The Guardian 06.09.2008 (UK)

The Man Booker Prize is forty years old (see this year's longlist) and the Guardian has prepared a special birthday gift. The editors asked jury members from each year to recount the inside story of how the winner was chosen. In 1970, Antonia Fraser remembers how she missed out on flirting with a future Nobel Prize laureate. "I shared a taxi back with fellow judge Saul Bellow on a long, long ride from somewhere in the City: he was nattily dressed in a pale green shantung suit, blue shirt, green tie with large blue dots on it; his silver hair and slanting, large dark eyes made him look like a 30s film star playing a refined gangster. Suddenly he leaned forward and asked: 'Has anyone ever told you that you're a very handsome woman?' I pondered on a suitable reply, modest yet encouraging. But having spoken, the Great Man closed his eyes and remained apparently asleep for the rest of the journey."


Der Spiegel 08.09.2008 (Germany)

Dirk Kurbjuweit's cover story confirms the worst suspicions about the machinations of Constantin Film, the company that produced the "The Baader Meinhof Complex", which is due out at the end of the month.

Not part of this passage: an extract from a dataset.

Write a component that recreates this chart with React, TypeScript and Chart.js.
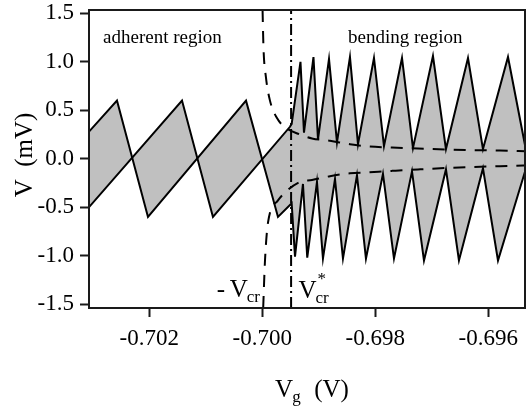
import React, { useEffect, useRef } from "react";
import { Chart, registerables } from "chart.js";

Chart.register(...registerables);

// ---- axis ticks ----
const xTicks = [-0.702, -0.7, -0.698, -0.696];
const yTicks = [-1.5, -1.0, -0.5, 0.0, 0.5, 1.0, 1.5];
const xMin = -0.703067;
const xMax = -0.69535;
const yMin = -1.54;
const yMax = 1.535;

// ---- upper boundary of the gray band (Vg in V, V in mV) ----
const upperVg = [
  -0.703067, -0.701421, -0.700873, -0.69951, -0.69948, -0.699324, -0.699262,
  -0.699094, -0.699014, -0.698819, -0.698678, -0.698448, -0.698306, -0.698023,
  -0.697846, -0.697527, -0.697333, -0.696979, -0.696749, -0.696359, -0.696094,
  -0.695651, -0.695333,
];
const upperV = [
  -0.5, 0.6, -0.6, 0.33, 0.36, 1.0, 0.27, 1.05, 0.2, 1.03, 0.17, 1.05, 0.15,
  1.04, 0.13, 1.04, 0.11, 1.06, 0.1, 1.04, 0.1, 1.05, 0.09,
];

// ---- lower boundary of the gray band ----
const lowerVg = [
  -0.703067, -0.702572, -0.702023, -0.700288, -0.699722, -0.69948, -0.699421,
  -0.69928, -0.699204, -0.699032, -0.698926, -0.698713, -0.698572, -0.698324,
  -0.698165, -0.697864, -0.697669, -0.69735, -0.697138, -0.696749, -0.696519,
  -0.696094, -0.695828, -0.695333,
];
const lowerV = [
  0.28, 0.6, -0.6, 0.6, -0.6, -0.46, -1.01, -0.26, -1.02, -0.24, -1.03, -0.21,
  -1.03, -0.17, -1.03, -0.155, -1.03, -0.13, -1.05, -0.11, -1.05, -0.1, -1.05,
  -0.1,
];

// ---- dashed envelope curves ----
const dashUpperVg = [
  -0.699995, -0.699979, -0.699935, -0.699864, -0.69974, -0.699598, -0.699333,
  -0.69912, -0.698802, -0.698448, -0.698165, -0.697704, -0.697244, -0.696731,
  -0.696271, -0.695793, -0.695333,
];
const dashUpperV = [
  1.535, 1.15, 0.84, 0.6, 0.42, 0.325, 0.25, 0.21, 0.185, 0.15, 0.13, 0.115,
  0.105, 0.095, 0.088, 0.085, 0.077,
];
const dashLowerVg = [
  -0.699984, -0.699952, -0.699899, -0.699722, -0.699563, -0.699333, -0.69912,
  -0.698802, -0.698448, -0.698147, -0.697704, -0.697244, -0.696731, -0.696271,
  -0.695793, -0.695333,
];
const dashLowerV = [
  -1.54, -1.05, -0.66, -0.43, -0.33, -0.24, -0.22, -0.18, -0.15, -0.14, -0.125,
  -0.11, -0.095, -0.085, -0.077, -0.07,
];

// ---- V*cr marker ----
const vcrStar = -0.69949;

// ---- annotation text ----
const regionLabels = ["adherent region", "bending region"];
const regionLabelVg = [-0.702819, -0.698483];
const regionLabelV = 1.19;
const negVcrVg = -0.700807;
const vcrStarLabelVg = -0.699359;
const vcrLabelV = -1.43;

const SERIF = '"Liberation Serif", "Times New Roman", Times, serif';

const pts = (xs: number[], ys: number[]) => xs.map((x, i) => ({ x, y: ys[i] }));

const overlay = {
  id: "overlay",
  afterDraw(chart: any) {
    const { ctx, chartArea: a, scales } = chart;
    const xs = scales.x;
    const ys = scales.y;
    ctx.save();
    // frame
    ctx.strokeStyle = "#1a1a1a";
    ctx.lineWidth = 2;
    ctx.strokeRect(a.left, a.top, a.right - a.left, a.bottom - a.top);

    ctx.fillStyle = "#000";
    ctx.textAlign = "left";
    ctx.textBaseline = "alphabetic";

    // region labels
    ctx.font = `19px ${SERIF}`;
    regionLabels.forEach((t, i) => {
      ctx.fillText(t, xs.getPixelForValue(regionLabelVg[i]), ys.getPixelForValue(regionLabelV));
    });

    // - Vcr
    const by = ys.getPixelForValue(vcrLabelV);
    let px = xs.getPixelForValue(negVcrVg);
    ctx.font = `25px ${SERIF}`;
    ctx.fillText("-", px, by);
    px += 13;
    ctx.fillText("V", px, by);
    px += ctx.measureText("V").width - 1;
    ctx.font = `17px ${SERIF}`;
    ctx.fillText("cr", px, by + 5);

    // V*cr
    px = xs.getPixelForValue(vcrStarLabelVg);
    ctx.font = `25px ${SERIF}`;
    ctx.fillText("V", px, by + 1);
    px += ctx.measureText("V").width - 1;
    ctx.font = `17px ${SERIF}`;
    ctx.fillText("cr", px, by + 6);
    ctx.fillText("*", px + 2, by - 13);

    // x title: V_g (V)
    const cx = (a.left + a.right) / 2 + 5;
    ctx.font = `25px ${SERIF}`;
    const wV = ctx.measureText("V").width;
    const wRest = ctx.measureText("  (V)").width;
    ctx.font = `17px ${SERIF}`;
    const wg = ctx.measureText("g").width;
    let tx = cx - (wV + wg + wRest) / 2;
    const tb = a.bottom + 89;
    ctx.font = `25px ${SERIF}`;
    ctx.fillText("V", tx, tb);
    tx += wV - 1;
    ctx.font = `17px ${SERIF}`;
    ctx.fillText("g", tx, tb + 5);
    tx += wg + 1;
    ctx.font = `25px ${SERIF}`;
    ctx.fillText("  (V)", tx, tb);

    // y title
    ctx.save();
    ctx.translate(a.left - 63.5, (a.top + a.bottom) / 2 - 4);
    ctx.rotate(-Math.PI / 2);
    ctx.textAlign = "center";
    ctx.textBaseline = "middle";
    ctx.font = `25px ${SERIF}`;
    ctx.fillText("V  (mV)", 0, 0);
    ctx.restore();

    ctx.restore();
  },
};

export default function App() {
  const ref = useRef<HTMLCanvasElement | null>(null);

  useEffect(() => {
    if (!ref.current) return;
    const gray = "rgb(192,192,192)";
    const chart = new Chart(ref.current, {
      type: "line",
      data: {
        datasets: [
          {
            data: pts(upperVg, upperV),
            borderColor: "#000",
            borderWidth: 2,
            backgroundColor: gray,
            fill: "+1",
            pointRadius: 0,
            tension: 0,
          },
          {
            data: pts(lowerVg, lowerV),
            borderColor: "#000",
            borderWidth: 2,
            backgroundColor: gray,
            fill: false,
            pointRadius: 0,
            tension: 0,
          },
          {
            data: pts(dashUpperVg, dashUpperV),
            borderColor: "#000",
            borderWidth: 2,
            borderDash: [12, 9],
            fill: false,
            pointRadius: 0,
            cubicInterpolationMode: "monotone",
          },
          {
            data: pts(dashLowerVg, dashLowerV),
            borderColor: "#000",
            borderWidth: 2,
            borderDash: [12, 9],
            fill: false,
            pointRadius: 0,
            cubicInterpolationMode: "monotone",
          },
          {
            data: [
              { x: vcrStar, y: yMin },
              { x: vcrStar, y: yMax },
            ],
            borderColor: "#000",
            borderWidth: 2,
            borderDash: [11, 4, 2, 4],
            fill: false,
            pointRadius: 0,
          },
        ],
      },
      options: {
        responsive: false,
        animation: false,
        devicePixelRatio: 1,
        layout: { padding: { top: 10, right: 1, left: 0, bottom: 0 } },
        plugins: {
          legend: { display: false },
          tooltip: { enabled: false },
          filler: { drawTime: "beforeDatasetsDraw" } as any,
        },
        scales: {
          x: {
            type: "linear",
            min: xMin,
            max: xMax,
            border: { display: false },
            grid: {
              drawOnChartArea: false,
              drawTicks: true,
              tickLength: 9,
              tickWidth: 2,
              tickColor: "#1a1a1a",
            },
            afterBuildTicks: (s: any) => {
              s.ticks = xTicks.map((v) => ({ value: v }));
            },
            afterFit: (s: any) => {
              s.height = 101;
              s.paddingLeft = 0;
              s.paddingRight = 0;
            },
            ticks: {
              color: "#000",
              padding: 8,
              maxRotation: 0,
              autoSkip: false,
              font: { family: SERIF, size: 23 },
              callback: (v: any) => Number(v).toFixed(3),
            },
          },
          y: {
            type: "linear",
            min: yMin,
            max: yMax,
            border: { display: false },
            grid: {
              drawOnChartArea: false,
              drawTicks: true,
              tickLength: 9,
              tickWidth: 2,
              tickColor: "#1a1a1a",
            },
            afterBuildTicks: (s: any) => {
              s.ticks = yTicks.map((v) => ({ value: v }));
            },
            afterFit: (s: any) => {
              s.width = 89;
              s.paddingTop = 0;
              s.paddingBottom = 0;
            },
            ticks: {
              color: "#000",
              padding: 6,
              autoSkip: false,
              font: { family: SERIF, size: 23 },
              callback: (v: any) => Number(v).toFixed(1),
            },
          },
        },
      },
      plugins: [overlay],
    });
    return () => chart.destroy();
  }, []);

  return (
    <div style={{ position: "absolute", left: 0, top: 0, width: 526, height: 409, background: "#fff" }}>
      <canvas ref={ref} width={526} height={409} />
    </div>
  );
}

A few weeks ago, all the critics who had been invited to an exclusive preview of the film were threatened by the production company with fines of 100,000 euros if they printed interviews or any commentary on the film before September 17 – with the argument that no one should have an unfair advantage. In this week's Spiegel, though, Kurbjuweit not only reports on the filming and conversations with those involved, he also writes cheerfully – and of course positively – about the film itself: "A cinema in Hamburg, the film begins. On the beach at Sylt, Ulrike Meinhof is on holiday with her family. In the next few minutes Benno Ohnesorg will be shot by a policeman and Rudi Dutschke will be shot by a crazed right-wing radical, we all know the story. Then another two hours go by. But then something happens with this film and by the end you have the feeling that it was well worth seeing, not only because of the great acting."


Nepszabadsag 08.09.2008 (Hungary)

Women are thin on the ground in the villages of Southern and Eastern Serbia. The response of Zeljko Vasiljevic, the State Secretary in the Serbian Ministry of Social Affairs, was to recommend "importing" 100,000 women from Christian-Orthodox countries, or even Buddhist ones because "Buddhism is a gentle religion like Orthodoxy". In these desperate times not even skin colour matters, as long as enough Serbian children are born into the world. The Hungarian writer Laslo Vegel, who lives in the Serbian Voivodina, is amazed: "Ten years ago Vasiljevic would probably not have been criticised for his misogyny but for offending the nation. Because how dare anyone cast doubt on the purity of the national identity? But this latest nation-saving initiative shows that the world has changed - even nationalism is not what it used to be. It's the classic dichotomy. Death of the nation or multiculturalism?"